Penjualan Mobil Domestik Merosot, Gaikindo Minta Insentif Tak Hanya untuk BEV Impor
SinPo.id - Sekretaris Umum Gabungan Industri Kendaraan Bermotor Indonesia (Gaikindo) Kukuh Kumara mengakui, insentif impor berbasis baterai (battery electric vehicle/BEV) dengan bentuk utuh atau completely built up (CBU), dalam rangka tes pasar, sukses meningkatkan adopsi mobil listrik di Indonesia. Namun, hal ini menekan kinerja industri yang sudah lama eksis.
"Gaikindo mencatat, utilisasi industri mobil turun dari 73 persen menjadi 55 persen tahun ini, seiring turunnya penjualan mobil domestik. Penjualan mobil domestik turun menjadi 865 ribu unit pada 2024 dibandingkan tahun 2014 sebanyak 1,2 juta unit. Tren ini berlanjut pada tahun ini, di mana per Juli lalu, penjualan mobil turun 10 persen menjadi 453 ribu unit," kata Kukuh dalam keterangannya, Rabu, 27 Agustus 2025.

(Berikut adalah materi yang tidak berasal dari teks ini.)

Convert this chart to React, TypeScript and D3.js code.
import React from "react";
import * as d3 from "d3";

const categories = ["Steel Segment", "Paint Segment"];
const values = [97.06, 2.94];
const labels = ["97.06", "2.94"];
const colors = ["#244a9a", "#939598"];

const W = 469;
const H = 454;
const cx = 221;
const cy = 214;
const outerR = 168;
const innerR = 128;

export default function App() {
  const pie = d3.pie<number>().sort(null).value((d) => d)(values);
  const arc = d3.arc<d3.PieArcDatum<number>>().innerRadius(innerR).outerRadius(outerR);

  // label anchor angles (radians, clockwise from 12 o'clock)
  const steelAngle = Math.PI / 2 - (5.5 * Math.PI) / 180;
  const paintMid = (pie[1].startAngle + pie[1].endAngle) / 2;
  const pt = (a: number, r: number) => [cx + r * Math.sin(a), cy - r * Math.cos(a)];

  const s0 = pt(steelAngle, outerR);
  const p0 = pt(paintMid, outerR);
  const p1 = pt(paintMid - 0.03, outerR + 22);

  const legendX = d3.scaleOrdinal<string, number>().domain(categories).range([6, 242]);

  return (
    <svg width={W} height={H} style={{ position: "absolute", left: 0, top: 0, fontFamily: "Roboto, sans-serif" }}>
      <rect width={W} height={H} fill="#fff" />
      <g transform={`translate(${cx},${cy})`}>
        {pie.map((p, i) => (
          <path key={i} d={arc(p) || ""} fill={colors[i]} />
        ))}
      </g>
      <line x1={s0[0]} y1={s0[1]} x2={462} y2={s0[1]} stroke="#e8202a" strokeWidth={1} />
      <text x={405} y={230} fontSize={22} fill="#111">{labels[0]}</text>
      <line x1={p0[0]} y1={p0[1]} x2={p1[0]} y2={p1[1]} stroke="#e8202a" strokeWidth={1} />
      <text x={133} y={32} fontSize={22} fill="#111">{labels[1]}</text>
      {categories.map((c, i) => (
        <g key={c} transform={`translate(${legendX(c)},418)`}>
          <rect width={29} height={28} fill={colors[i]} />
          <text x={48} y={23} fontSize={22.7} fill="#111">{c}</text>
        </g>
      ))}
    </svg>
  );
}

Kukuh menyatakan, penurunan penjualan mobil dipicu pelemahan daya beli dan mahalnya pajak mobil di luar BEV. Saat ini, tidak semua mobil dengan TKDN tinggi mendapatkan insentif. Sebaliknya, pemerintah malah memberikan insentif besar bagi BEV untuk menarik investasi.
Dia menegaskan, kehadiran BEV impor menekan produksi mobil dalam negeri dengan TKDN tinggi, berkisar 80-90 persen. Artinya, BEV impor telah mengganggu keseimbangan industri.
"Banyak perusahaan komponen juga mengeluh, karena suplai ke pabrikan kurang. Untung mereka masih ada ekspor, sehingga masih bisa berjalan, tetapi ada sebagian yang sudah melakukan PHK," tegasnya.
Sejatinya, Kukuh menuturkan, pemerintah perlu merilis insentif untuk mobil entry level di harga Rp 200-400 juta, seperti yang dilakukan pada saat 2021 kala pandemi Covid-19 terjadi. Bentuknya saat itu adalah insentif PPnBM DTP untuk mobil rakitan lokal, 4x2, dengan syarat TKDN. Insentif ini terbukti mampu memulihkan pasar dengan cepat.
"Intinya, jangan biarkan pasar mobil turun. Bahkan, belakangan muncul isu penjualan mobil Indonesia dikalahkan oleh Malaysia, kendati data jelasnya belum terlihat," ujarnya.
Dia menegaskan, pemerintah harus memperhatikan industri yang sudah ada. Intinya, harus ada kebijakan yang mendukung industri otomotif yang memproduksi ICE, HEV, hingga BEV agar tumbuh bersama-sama.
Jika skema insentif BEV impor dipertahankan, dia menilai, yang diuntungkan adalah importir. Padahal, tantangan yang dihadapi industri otomotif kini sangat berat.
"Sebagai contoh, pemain industri komersial kini menghadapi tantangan banjir truk impor, mayoritas asal China, yang jumlahnya tahun ini bisa 14 ribu unit," ucapnya.
Riyanto, peneliti LPEM UI menuturkan, insentif BEV impor CBU memang mampu mendorong penjualan BEV pada 2024 dan 2025. Artinya, uji pasar BEV berhasil. Bahkan, dia menuturkan, saat ini, BEV impor merajai pasar domestik. Porsinya mencapai 64 persen per Mei 2025, naik tajam dari hanya 40,2 persen pada periode sama tahun lalu.
Namun demikian, menurut Riyanto, insentif BEV Impor hanya berdampak ke sektor perdagangan saja yang memiliki efek berganda (multiplier effect) jauh lebih kecil dibandingkan dengan produksi lokal. Ini juga membuat utilisasi produksi pabrik dalam negeri tidak optimal.
Dia merekomendasikan pemerintah memberikan kebijakan fiskal yang konsisten, fair dan proporsional berbasis emisi dan TKDN. Kendaraan yang berkontribusi mengurangi emisi cukup besar dan dampak terhadap perekonomiannya besar, patut memperoleh insentif yang besar pula
"Seharusnya insentif BEV CBU tidak diperpanjang, agar Indonesia tidak hanya menjadi pasar, tetapi juga menjadi pusat produksi BEV," ujarnya.